Hundreds join mask-making initiative

Brabant's mask initiates
Photo credit: Omroepbrabant/Brabant Mondmasker Initiatief

People all across the province are stepping up to help prevent the spread of this novel coronavirus strain. For example, the Brabant Mask Initiative.

This organisation, based in Den Bosch, can now make 400 face masks and around 40 to 50 protective gowns per day.  The volunteer project hopes to triple production soon. A week ago, Marc Schoutens was still worried.

Together, with dozens of volunteers, he made hundreds of face masks. But few people wanted them. That has now changed. “A lot of people and organisations have come forward. They can use mouth masks and protective jackets,” he says. “At the moment we have more requests than we can supply.”

Volunteers lining up to help

There’s a need to scale up. Fortunately, in addition to buyers for the masks and coats, new volunteers are also coming forward. People who want to do something for the initiative are joining. Hans Smulders is one such example. He’s a reservist with the Ministry of Defence. He tries to arrange extra workspace and more volunteers through his network.

“We’re thinking about those people who are now at home now, due to the corona crisis. Or the veteran associations, for example.” And not just for making these masks. “Marc was worried about whether there was enough coffee and tea for the volunteers when the group grew. But he shouldn’t worry about that, of course. We’ll take care of that.”

Scaling up is the priority now. “There’s just not enough protection,” Marc says. “I hear stories of caregivers who are buying raincoats from Action, to be able to do their job with some protection.” That’s unacceptable, he feels. “My father lives in a nursing home; he’s being bathed by people without protection. Unbelievable.”
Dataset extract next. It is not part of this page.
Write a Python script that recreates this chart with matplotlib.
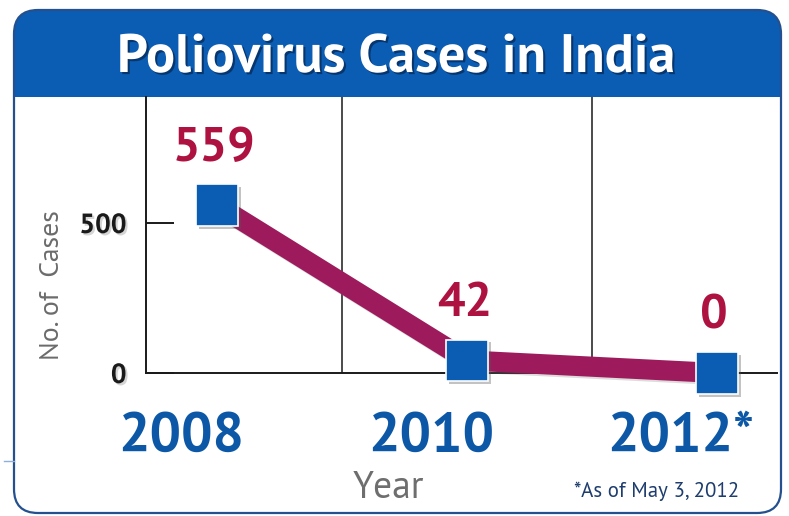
import matplotlib
matplotlib.use("Agg")
import matplotlib.pyplot as plt
import matplotlib.patheffects as pe
from matplotlib.patches import FancyBboxPatch, Rectangle

# polio cases by year
years = [2008, 2010, 2012]
cases = [559, 42, 0]
year_labels = ["2008", "2010", "2012*"]
y_ticks = [0, 500]
grid_years = [2009, 2011]

BLUE = "#0b5cb3"
PLUM = "#9d1b5c"
RED = "#ad1240"
W, H = 789, 516

plt.rcParams["font.family"] = ["PT Sans", "DejaVu Sans"]

fig = plt.figure(figsize=(W / 100, H / 100), dpi=100)

# frame drawn in pixel units on a background axes
bg = fig.add_axes([0, 0, 1, 1])
bg.set_xlim(0, W)
bg.set_ylim(H, 0)
bg.axis("off")

panel = FancyBboxPatch((14, 10), 767, 503, boxstyle="round,pad=0,rounding_size=24",
                       facecolor="white", edgecolor="none")
bg.add_patch(panel)
header = Rectangle((0, 0), W, 97, facecolor=BLUE, edgecolor="none")
bg.add_patch(header)
header.set_clip_path(panel)
bg.add_patch(FancyBboxPatch((14, 10), 767, 503, boxstyle="round,pad=0,rounding_size=24",
                            facecolor="none", edgecolor="#24508f", lw=1.6))
bg.plot([4, 14], [461, 461], color="#8fb0dd", lw=1)

bg.text(396, 72, "Poliovirus Cases in India", color="white", fontsize=39,
        fontweight="bold", ha="center", va="baseline",
        path_effects=[pe.withSimplePatchShadow(offset=(1.5, -1.5), shadow_rgbFace="#062c5c", alpha=0.8)])

# chart
ax = fig.add_axes([146 / W, 1 - 373 / H, (777 - 146) / W, (373 - 97) / H])
ax.patch.set_alpha(0)
ax.set_xlim(2007.43, 2012.48)
ax.set_ylim(0, 920)
for s in ["top", "right"]:
    ax.spines[s].set_visible(False)
for s in ["left", "bottom"]:
    ax.spines[s].set_color("#1a1a1a")
    ax.spines[s].set_linewidth(1.4)

ax.set_xticks([])
ax.set_xticks(grid_years, minor=True)
ax.tick_params(axis="x", which="minor", length=0)
ax.grid(which="minor", axis="x", color="#1a1a1a", lw=1.1)

ax.set_yticks(y_ticks)
ax.tick_params(axis="y", direction="in", length=20, width=1.4, color="#1a1a1a",
               pad=14, labelsize=20)
for lab in ax.get_yticklabels():
    lab.set_fontweight("bold")
    lab.set_color("#1a1a1a")
    lab.set_path_effects([pe.withSimplePatchShadow(offset=(1.5, -1.5), shadow_rgbFace="#888888", alpha=0.35)])

ax.set_ylabel("No. of  Cases", fontsize=20, color="#6b6b6b")
ax.yaxis.set_label_coords(-0.13, 0.32)

ax.plot(years, cases, color=PLUM, lw=14.5, solid_capstyle="butt", zorder=3,
        path_effects=[pe.SimpleLineShadow(offset=(1.5, -1.5), shadow_color="#777777", alpha=0.25), pe.Normal()],
        clip_on=False)
ax.plot(years, cases, ls="none", marker="s", ms=30, mfc=BLUE, mec="white", mew=1.2,
        zorder=4, clip_on=False,
        path_effects=[pe.withSimplePatchShadow(offset=(2, -2), shadow_rgbFace="#555555", alpha=0.35)])

for x, v in zip(years, cases):
    ax.annotate(str(v), (x, v), xytext=(-2, 25), textcoords="offset points",
                ha="center", va="bottom", fontsize=35, fontweight="bold",
                color=RED, annotation_clip=False)

for x, lab in zip(years, year_labels):
    ax.annotate(lab, (x, 0), xytext=(-26, -57), textcoords="offset points",
                ha="center", va="baseline", fontsize=40, fontweight="bold",
                color="#0d58a6", annotation_clip=False)

fig.text(388 / W, 1 - 498 / H, "Year", fontsize=27, color="#6e6e6e",
         ha="center", va="baseline")
fig.text(657 / W, 1 - 497 / H, "*As of May 3, 2012", fontsize=15, color="#1e3d6e",
         ha="center", va="baseline")

fig.savefig("out.png", dpi=100)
The goal’s to make more masks

So the goal’s to make more masks and protective gowns, even if they don’t have the CE mark. The Brabant Mask initiative adds this disclaimer to each item they produce. The fabric used has been tested by the Delft University of Technology though. “We don’t have time for bureaucracy,” says Marc. “In times of war, you have to think practically.” Smulders adds, “Anything’s better than doing nothing. We want to scale up quickly, and then you can’t always follow the lines.”

Marc believes with the extra space and volunteers, the production can be tripled. His plans are even bigger. “I now have four machines in China that can sew the face masks. We want to bring them here.” Although that’s not easy to do, they have big plans. “Then production could be at half a million masks a day.”

Volunteers make masks in Eindhoven

Self-sewn masks aren’t officially approved. But these are better than no masks at all. That is what Maarten Klinkenbijl, an Eindhoven businessman thinks. A few weeks ago he, therefore, started producing face masks with the help of volunteers in the city.

Brabant's mask initiate
Photo credit: Studio040

Due to the corona crisis, Maarten’s business – making fabric covers for festivals & events – has come to a complete standstill. That’s why he’s focusing on the production of face masks. He has the network and knows about fabric and sewing machines.

Maarten’s company Klinkenbijl doesn’t produce medical masks. He makes that very clear. “We produce face masks you can easily make yourself. The Belgian health federation says these face masks are really good. They’re meant for people who work as midwives or caregivers. These people have a lot of contact with others and need protection.”

Packages and instructions

The packages are available for free to anyone who wants to help with production. These can be collected from Inge van Liempd-Rijkers’s sewing machine shop in Geldropseweg. “A lot of seamstresses have already registered with me after I placed a call on Facebook,” she says. Extra instructions are given to the volunteers via an online video call.

Once the face masks are made, they can be returned to Inge’s shop. Then Maarten and Inge make sure they get to the right people. By regulating this themselves, they want to prevent unfair trade practices.